> **EXERCISE AIM**
Write out the listing below exactly, and omit any images you find in it.
Start DATASET CONTENT
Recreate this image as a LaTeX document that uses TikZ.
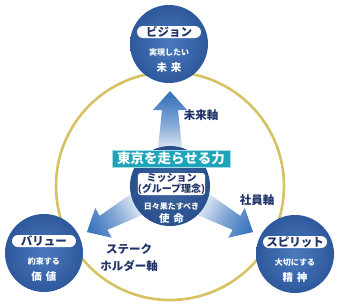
\documentclass[tikz,border=0pt]{standalone}
\usepackage{fontspec}
\setmainfont{Noto Sans CJK JP}
\usetikzlibrary{calc,positioning}

\definecolor{ballblue}{RGB}{74,122,190}
\definecolor{balledge}{RGB}{46,88,156}
\definecolor{inkblue}{RGB}{33,52,105}
\definecolor{bannerteal}{RGB}{30,164,185}
\definecolor{ringgold}{RGB}{214,194,98}
\definecolor{arrowblue}{RGB}{62,118,190}
\pgfdeclareverticalshading{axisfade}{100bp}{color(0bp)=(white); color(40bp)=(white);
  color(58bp)=(arrowblue!65); color(72bp)=(arrowblue); color(100bp)=(arrowblue)}

\begin{document}
\begin{tikzpicture}[x=1pt, y=1pt,
    ball/.style={circle, minimum size=78pt, inner sep=0pt, inner color=ballblue, outer color=balledge},
    pill/.style={fill=white, rounded corners=6pt, minimum width=64pt, minimum height=12pt, inner sep=0pt,
        text=inkblue, font=\fontsize{11.5}{12}\selectfont\bfseries},
    subtext/.style={text=white, font=\fontsize{8}{9}\selectfont\bfseries},
    maintext/.style={text=white, font=\fontsize{10.5}{11}\selectfont\bfseries},
    axislabel/.style={text=inkblue, font=\fontsize{11.5}{17}\selectfont\bfseries, align=center}]
    \useasboundingbox (-170,-120) rectangle (169,186);
    \coordinate (M) at (0,0);
    \draw[ringgold, line width=2.6pt] (M) circle (114);
    % the three axes
    \foreach \a in {0,119,-119} {
        \begin{scope}[transform canvas={rotate=\a}]
            \shade[shading=axisfade] (-16,0) -- (-8,76) -- (-17,76) -- (0,95) -- (17,76) -- (8,76) -- (16,0) -- cycle;
        \end{scope}
    }
    \node[ball] (vision) at (-1,142) {};
    \node[ball] (value) at (-126,-67) {};
    \node[ball] (spirit) at (125,-68) {};
    \node[ball, minimum size=80pt, inner color=ballblue!85!black, outer color=balledge!90!black] (mission) at (M) {};
    \foreach \c/\p/\s/\m in {vision/ビジョン/実現したい/未\kern4pt来, value/バリュー/約束する/価\kern4pt値, spirit/スピリット/大切にする/精\kern4pt神} {
        \node[pill] (\c-pill) at ($(\c)+(0,12)$) {\p};
        \node[subtext] (\c-sub) at ($(\c)+(0,-8)$) {\s};
        \node[maintext] (\c-main) at ($(\c)+(0,-24)$) {\m};
    }
    \node[fill=bannerteal, draw=bannerteal!40, line width=0.8pt, text=white, font=\fontsize{13.5}{14}\selectfont\bfseries,
        minimum width=118pt, minimum height=17pt, inner sep=0pt] (banner) at (1,27.5) {東京を走らせる力};
    \node[pill, rounded corners=3pt, minimum width=63pt, minimum height=22pt, align=center,
        font=\fontsize{10}{10.5}\selectfont\bfseries] (mission-pill) at (1.5,2) {ミッション\\(グループ理念)};
    \node[subtext] (mission-sub) at (1.5,-21) {日々果たすべき};
    \node[maintext] (mission-main) at (1.5,-33) {使\kern4pt命};
    \node[axislabel] (future-axis) at (31,71) {未来軸};
    \node[axislabel] (staff-axis) at (87,-14) {社員軸};
    \node[axislabel] (stake-axis) at (-41,-71.5) {ステーク\\ホルダー軸};
\end{tikzpicture}
\end{document}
End DATASET CONTENT
> **EXERCISE SOLUTION**
Recreate this image as a LaTeX document that uses TikZ.
\documentclass[tikz,border=0pt]{standalone}
\usepackage{fontspec}
\setmainfont{Noto Sans CJK JP}
\usetikzlibrary{calc,positioning}

\definecolor{ballblue}{RGB}{74,122,190}
\definecolor{balledge}{RGB}{46,88,156}
\definecolor{inkblue}{RGB}{33,52,105}
\definecolor{bannerteal}{RGB}{30,164,185}
\definecolor{ringgold}{RGB}{214,194,98}
\definecolor{arrowblue}{RGB}{62,118,190}
\pgfdeclareverticalshading{axisfade}{100bp}{color(0bp)=(white); color(40bp)=(white);
  color(58bp)=(arrowblue!65); color(72bp)=(arrowblue); color(100bp)=(arrowblue)}

\begin{document}
\begin{tikzpicture}[x=1pt, y=1pt,
    ball/.style={circle, minimum size=78pt, inner sep=0pt, inner color=ballblue, outer color=balledge},
    pill/.style={fill=white, rounded corners=6pt, minimum width=64pt, minimum height=12pt, inner sep=0pt,
        text=inkblue, font=\fontsize{11.5}{12}\selectfont\bfseries},
    subtext/.style={text=white, font=\fontsize{8}{9}\selectfont\bfseries},
    maintext/.style={text=white, font=\fontsize{10.5}{11}\selectfont\bfseries},
    axislabel/.style={text=inkblue, font=\fontsize{11.5}{17}\selectfont\bfseries, align=center}]
    \useasboundingbox (-170,-120) rectangle (169,186);
    \coordinate (M) at (0,0);
    \draw[ringgold, line width=2.6pt] (M) circle (114);
    % the three axes
    \foreach \a in {0,119,-119} {
        \begin{scope}[transform canvas={rotate=\a}]
            \shade[shading=axisfade] (-16,0) -- (-8,76) -- (-17,76) -- (0,95) -- (17,76) -- (8,76) -- (16,0) -- cycle;
        \end{scope}
    }
    \node[ball] (vision) at (-1,142) {};
    \node[ball] (value) at (-126,-67) {};
    \node[ball] (spirit) at (125,-68) {};
    \node[ball, minimum size=80pt, inner color=ballblue!85!black, outer color=balledge!90!black] (mission) at (M) {};
    \foreach \c/\p/\s/\m in {vision/ビジョン/実現したい/未\kern4pt来, value/バリュー/約束する/価\kern4pt値, spirit/スピリット/大切にする/精\kern4pt神} {
        \node[pill] (\c-pill) at ($(\c)+(0,12)$) {\p};
        \node[subtext] (\c-sub) at ($(\c)+(0,-8)$) {\s};
        \node[maintext] (\c-main) at ($(\c)+(0,-24)$) {\m};
    }
    \node[fill=bannerteal, draw=bannerteal!40, line width=0.8pt, text=white, font=\fontsize{13.5}{14}\selectfont\bfseries,
        minimum width=118pt, minimum height=17pt, inner sep=0pt] (banner) at (1,27.5) {東京を走らせる力};
    \node[pill, rounded corners=3pt, minimum width=63pt, minimum height=22pt, align=center,
        font=\fontsize{10}{10.5}\selectfont\bfseries] (mission-pill) at (1.5,2) {ミッション\\(グループ理念)};
    \node[subtext] (mission-sub) at (1.5,-21) {日々果たすべき};
    \node[maintext] (mission-main) at (1.5,-33) {使\kern4pt命};
    \node[axislabel] (future-axis) at (31,71) {未来軸};
    \node[axislabel] (staff-axis) at (87,-14) {社員軸};
    \node[axislabel] (stake-axis) at (-41,-71.5) {ステーク\\ホルダー軸};
\end{tikzpicture}
\end{document}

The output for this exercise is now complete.